Michael A. Memoli writes that before even taking office, McCarthy, currently the Assistant Administrator for the Office of Air and Radiation at the Environmental Protection Agency, has set a record: Her nomination was "the longest delay for any of President Obama’s second-term Cabinet picks."
Obama announced McCarthy as his pick for the EPA post on March 4, when he also nominated Ernest Moniz to be secretary of Energy. Moniz was unanimously confirmed in May.
McCarthy, as administrator of the EPA, is expected to play the key role in implementing the president's Climate Action Plan (also described here) "to develop regulations designed to cut carbon dioxide emissions from existing power plants".
The vote was a direct outcome an "agreement on Tuesday to preserve the filibuster in exchange for confirmation votes on President Obama’s stalled nominees", described in The New York Times on July 16. That agreement called for seven nominees to be voted upon; McCarthy was the fourth so far.
Observers have written that her nomination had been stalled not because of objections to Ms. McCarthy personally but because Republicans are opposed to plans by the EPA to implement the president's climate program, which they are opposed to.
In a congratulatory, activist alert sent to members, the Natural Resources Defense Council wrote, "It has been a shocking 136 days since President Obama announced McCarthy's nomination for the role.
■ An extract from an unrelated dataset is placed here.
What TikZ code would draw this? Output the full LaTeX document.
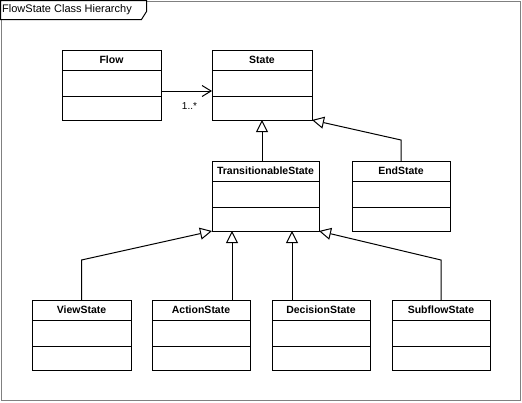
\documentclass[tikz,border=0pt]{standalone}
\usepackage{fontspec}
\setmainfont{Liberation Sans}
\usetikzlibrary{arrows.meta,calc}

% one UML class: name, left x, top y, width, class name
\newcommand\umlclass[5]{%
  \node[classbox, minimum width=#4pt, anchor=north west] (#1) at (#2,#3) {};
  \node[classname] (#1-title) at ($(#1.north)+(0,10)$) {#5};
  \draw[rule] ($(#1.north west)+(0,20)$) -- ($(#1.north east)+(0,20)$);
  \draw[rule] ($(#1.north west)+(0,46)$) -- ($(#1.north east)+(0,46)$);
}

\begin{document}
\begin{tikzpicture}[x=1pt, y=-1pt,
  classbox/.style={draw=black, line width=1pt, minimum height=70pt,
    inner sep=0pt, outer sep=0pt, fill=white},
  classname/.style={font=\bfseries\fontsize{10.5}{12}\selectfont, inner sep=0pt},
  rule/.style={line width=1pt, black},
  inherit/.style={line width=1pt, black,
    -{Triangle[open, length=12pt, width=12pt, fill=white]}},
  assoc/.style={line width=1pt, black, -{Straight Barb[length=9pt, width=11pt]}},
  frame/.style={draw=black!50, line width=1pt},
  tab/.style={draw=black, line width=1pt, fill=white}
]
\useasboundingbox (0,0) rectangle (522,402);
\fill[white] (0,0) rectangle (522,402);

% diagram frame and its title tab
\draw[frame] (1.5,1.5) rectangle (520.5,400.5);
\draw[tab] (0.5,0.5) -- (146.5,0.5) -- (146.5,11.5) -- (141.5,19.5) -- (0.5,19.5) -- cycle;
\node[anchor=west, inner sep=0pt, font=\fontsize{11}{13}\selectfont] (title) at (2,10) {FlowState Class Hierarchy};

% classes
\umlclass{flow}{62}{50}{99}{Flow}
\umlclass{state}{212}{50}{100}{State}
\umlclass{trans}{212}{161}{107}{TransitionableState}
\umlclass{end}{352}{161}{98}{EndState}
\umlclass{view}{32}{300}{99}{ViewState}
\umlclass{action}{152}{300}{98}{ActionState}
\umlclass{decision}{272}{300}{98}{DecisionState}
\umlclass{subflow}{392}{300}{98}{SubflowState}

% association Flow -> State
\draw[assoc] ([yshift=-41pt]flow.north east) -- ([yshift=-41pt]state.north west);
\node[inner sep=0pt, font=\fontsize{10}{12}\selectfont] (mult) at (189.5,106) {1..*};

% generalisations
\coordinate (ta) at ($(trans.south west)+(20,0)$);
\coordinate (td) at ($(trans.south west)+(80,0)$);
\draw[inherit] (trans.north -| state.south) -- (state.south);
\draw[inherit] (end.north) -- ++(0,-21) -- (state.south east);
\draw[inherit] (view.north) -- ++(0,-40) -- (trans.south west);
\draw[inherit] (ta |- action.north) -- (ta);
\draw[inherit] (td |- decision.north) -- (td);
\draw[inherit] (subflow.north) -- ++(0,-40) -- (trans.south east);
\end{tikzpicture}
\end{document}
Because of months of GOP grandstanding and political obstruction, McCarthy has a lot of work to do...But she's up for the job."
President Obama welcomed Ms. McCarthy's confirmation, stating that he looks “forward to having her in my Cabinet as we work to slow the effects of climate change and leave a cleaner environment for future generations”, wrote Juliet Eilperin in The Washington Post.
With her confirmation on July 18, she will join Secretary of Energy, Ernest Moniz and Secretary of the Interior, Sally Jewell, as the key cabinet members to address energy and climate for President Obama.